» Written request:
Report all lines holding "this".

» Provided information:
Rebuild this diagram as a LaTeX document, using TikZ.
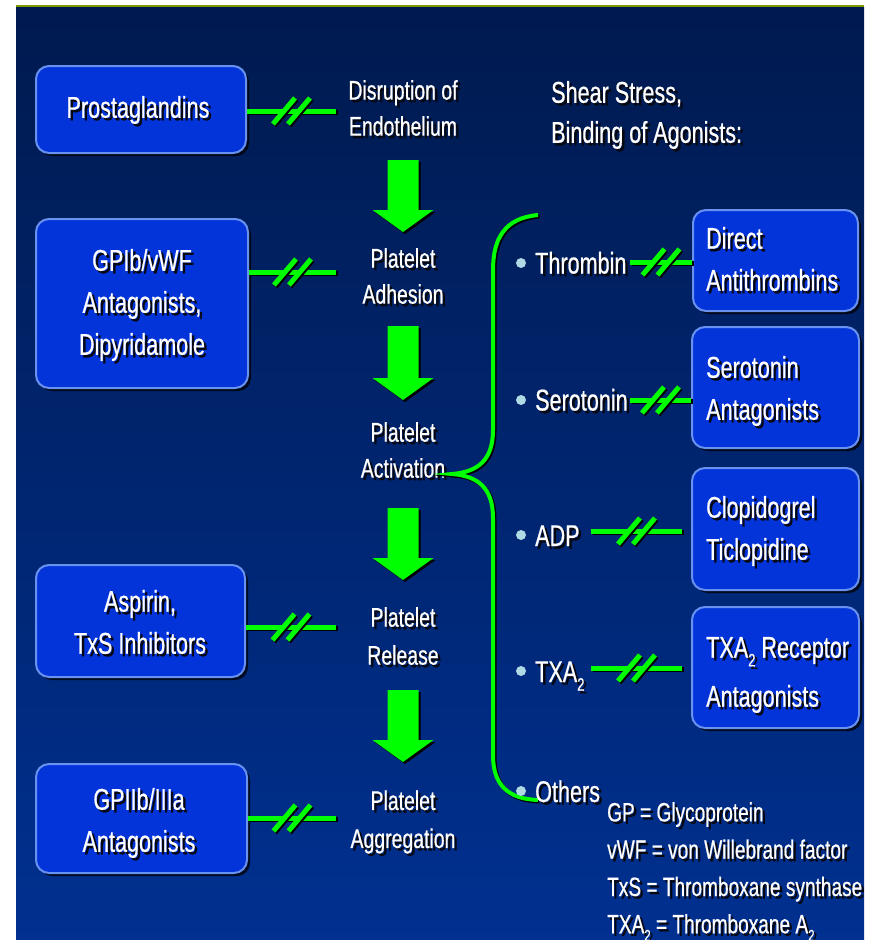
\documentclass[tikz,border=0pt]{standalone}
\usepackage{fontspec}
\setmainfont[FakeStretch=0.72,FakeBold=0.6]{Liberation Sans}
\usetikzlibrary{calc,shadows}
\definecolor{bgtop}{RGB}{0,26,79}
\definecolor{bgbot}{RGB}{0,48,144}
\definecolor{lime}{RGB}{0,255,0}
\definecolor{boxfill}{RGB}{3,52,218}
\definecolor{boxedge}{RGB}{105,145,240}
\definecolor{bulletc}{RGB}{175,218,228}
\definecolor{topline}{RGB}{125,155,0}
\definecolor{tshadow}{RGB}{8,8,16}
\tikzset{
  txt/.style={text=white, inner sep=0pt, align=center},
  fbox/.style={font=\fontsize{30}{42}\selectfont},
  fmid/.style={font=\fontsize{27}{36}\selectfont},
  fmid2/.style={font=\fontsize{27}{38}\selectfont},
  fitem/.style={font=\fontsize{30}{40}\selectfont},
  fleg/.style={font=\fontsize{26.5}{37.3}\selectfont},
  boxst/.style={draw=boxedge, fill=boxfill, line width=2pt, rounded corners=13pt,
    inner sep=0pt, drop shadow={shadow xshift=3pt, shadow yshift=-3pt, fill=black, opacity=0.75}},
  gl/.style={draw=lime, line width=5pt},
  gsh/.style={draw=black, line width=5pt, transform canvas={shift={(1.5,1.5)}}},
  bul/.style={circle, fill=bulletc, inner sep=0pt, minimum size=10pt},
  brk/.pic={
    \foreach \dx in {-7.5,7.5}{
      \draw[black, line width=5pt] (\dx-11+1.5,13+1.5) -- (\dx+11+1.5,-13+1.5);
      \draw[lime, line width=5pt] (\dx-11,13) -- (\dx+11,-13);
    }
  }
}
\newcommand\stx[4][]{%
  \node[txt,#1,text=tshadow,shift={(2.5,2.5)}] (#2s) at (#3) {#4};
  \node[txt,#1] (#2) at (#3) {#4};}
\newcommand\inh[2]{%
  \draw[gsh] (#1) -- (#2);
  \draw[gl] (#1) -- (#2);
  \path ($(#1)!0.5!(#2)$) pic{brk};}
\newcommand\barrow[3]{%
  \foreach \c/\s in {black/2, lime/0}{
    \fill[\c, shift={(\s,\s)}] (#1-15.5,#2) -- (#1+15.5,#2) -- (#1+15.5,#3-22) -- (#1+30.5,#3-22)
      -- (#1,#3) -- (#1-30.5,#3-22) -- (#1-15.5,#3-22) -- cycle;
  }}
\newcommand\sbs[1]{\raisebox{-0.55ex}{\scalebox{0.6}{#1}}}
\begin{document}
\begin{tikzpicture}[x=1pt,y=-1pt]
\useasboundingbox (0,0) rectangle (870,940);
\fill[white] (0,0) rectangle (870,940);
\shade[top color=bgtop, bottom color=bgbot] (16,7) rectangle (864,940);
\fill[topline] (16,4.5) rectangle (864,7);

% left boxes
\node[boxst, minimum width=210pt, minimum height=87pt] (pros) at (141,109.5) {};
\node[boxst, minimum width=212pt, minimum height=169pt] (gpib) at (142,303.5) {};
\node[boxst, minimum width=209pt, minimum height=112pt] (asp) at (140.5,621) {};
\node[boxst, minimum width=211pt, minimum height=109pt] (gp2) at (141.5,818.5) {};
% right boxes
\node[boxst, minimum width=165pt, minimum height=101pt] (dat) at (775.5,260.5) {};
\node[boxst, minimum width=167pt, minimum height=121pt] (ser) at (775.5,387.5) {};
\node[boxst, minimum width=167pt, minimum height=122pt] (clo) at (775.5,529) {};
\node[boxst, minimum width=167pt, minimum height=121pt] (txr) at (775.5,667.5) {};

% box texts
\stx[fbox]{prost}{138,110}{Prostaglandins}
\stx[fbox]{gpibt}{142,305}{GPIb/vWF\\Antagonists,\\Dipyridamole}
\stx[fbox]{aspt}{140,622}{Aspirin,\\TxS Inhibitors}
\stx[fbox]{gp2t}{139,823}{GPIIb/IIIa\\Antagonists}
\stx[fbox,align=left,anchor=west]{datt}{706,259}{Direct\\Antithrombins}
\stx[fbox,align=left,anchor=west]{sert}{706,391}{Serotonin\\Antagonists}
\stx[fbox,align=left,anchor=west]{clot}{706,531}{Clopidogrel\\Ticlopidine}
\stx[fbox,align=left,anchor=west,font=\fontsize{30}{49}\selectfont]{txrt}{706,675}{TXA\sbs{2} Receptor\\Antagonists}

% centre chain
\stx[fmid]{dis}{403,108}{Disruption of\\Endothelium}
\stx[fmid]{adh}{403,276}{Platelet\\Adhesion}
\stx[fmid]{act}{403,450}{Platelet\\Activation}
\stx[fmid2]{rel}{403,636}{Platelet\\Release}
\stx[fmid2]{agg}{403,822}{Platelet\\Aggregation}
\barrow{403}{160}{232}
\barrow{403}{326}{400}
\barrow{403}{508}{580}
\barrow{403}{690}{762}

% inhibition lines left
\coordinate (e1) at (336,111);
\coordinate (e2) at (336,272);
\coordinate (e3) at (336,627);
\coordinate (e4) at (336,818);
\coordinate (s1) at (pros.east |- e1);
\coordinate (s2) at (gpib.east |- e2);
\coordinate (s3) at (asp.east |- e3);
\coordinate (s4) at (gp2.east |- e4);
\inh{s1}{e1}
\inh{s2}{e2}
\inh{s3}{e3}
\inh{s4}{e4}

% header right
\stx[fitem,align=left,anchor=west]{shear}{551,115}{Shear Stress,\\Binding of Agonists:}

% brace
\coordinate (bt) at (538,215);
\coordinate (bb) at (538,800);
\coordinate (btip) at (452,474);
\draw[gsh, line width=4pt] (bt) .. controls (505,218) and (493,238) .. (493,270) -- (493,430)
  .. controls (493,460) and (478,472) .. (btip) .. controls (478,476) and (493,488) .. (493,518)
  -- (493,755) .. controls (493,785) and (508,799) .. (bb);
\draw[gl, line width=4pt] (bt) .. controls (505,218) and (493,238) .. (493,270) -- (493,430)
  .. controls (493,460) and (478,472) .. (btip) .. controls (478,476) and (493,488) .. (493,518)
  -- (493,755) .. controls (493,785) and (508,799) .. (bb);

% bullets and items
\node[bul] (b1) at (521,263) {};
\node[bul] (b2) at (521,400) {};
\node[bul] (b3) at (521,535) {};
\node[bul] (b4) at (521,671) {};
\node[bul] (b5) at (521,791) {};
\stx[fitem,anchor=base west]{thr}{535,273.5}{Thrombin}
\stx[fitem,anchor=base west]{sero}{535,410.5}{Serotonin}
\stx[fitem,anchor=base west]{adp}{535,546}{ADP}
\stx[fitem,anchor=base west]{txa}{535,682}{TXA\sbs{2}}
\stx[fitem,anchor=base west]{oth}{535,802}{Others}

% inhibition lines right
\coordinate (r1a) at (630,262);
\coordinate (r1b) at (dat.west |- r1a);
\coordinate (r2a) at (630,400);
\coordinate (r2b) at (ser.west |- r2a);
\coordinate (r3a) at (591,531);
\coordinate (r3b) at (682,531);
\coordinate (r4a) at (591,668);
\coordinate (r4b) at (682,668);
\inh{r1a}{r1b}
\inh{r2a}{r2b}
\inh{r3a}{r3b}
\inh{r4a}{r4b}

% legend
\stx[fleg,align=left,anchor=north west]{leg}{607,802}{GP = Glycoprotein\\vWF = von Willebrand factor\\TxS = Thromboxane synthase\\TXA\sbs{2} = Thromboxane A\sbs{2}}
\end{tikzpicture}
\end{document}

* * *

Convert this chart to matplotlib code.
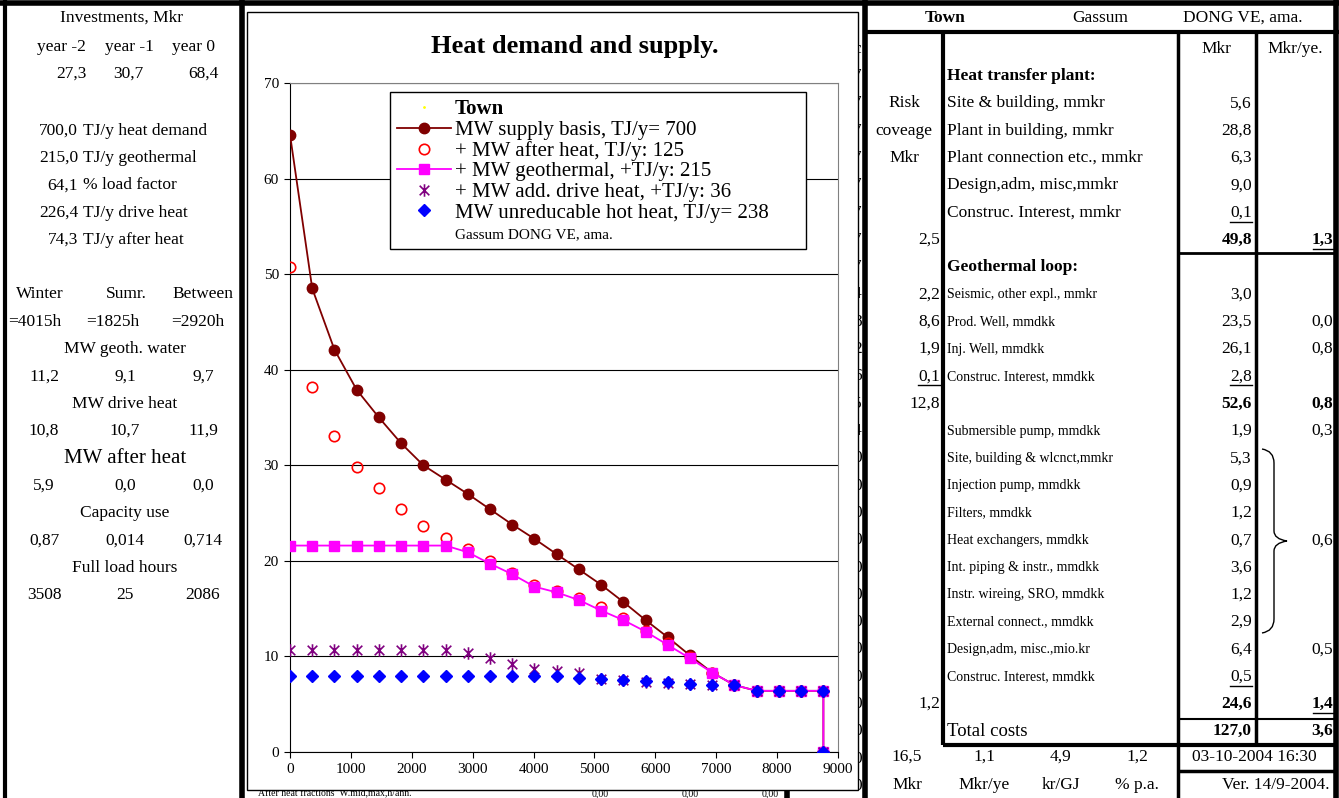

» Exercise response:
Rebuild this diagram as a LaTeX document, using TikZ.
Convert this chart to matplotlib code.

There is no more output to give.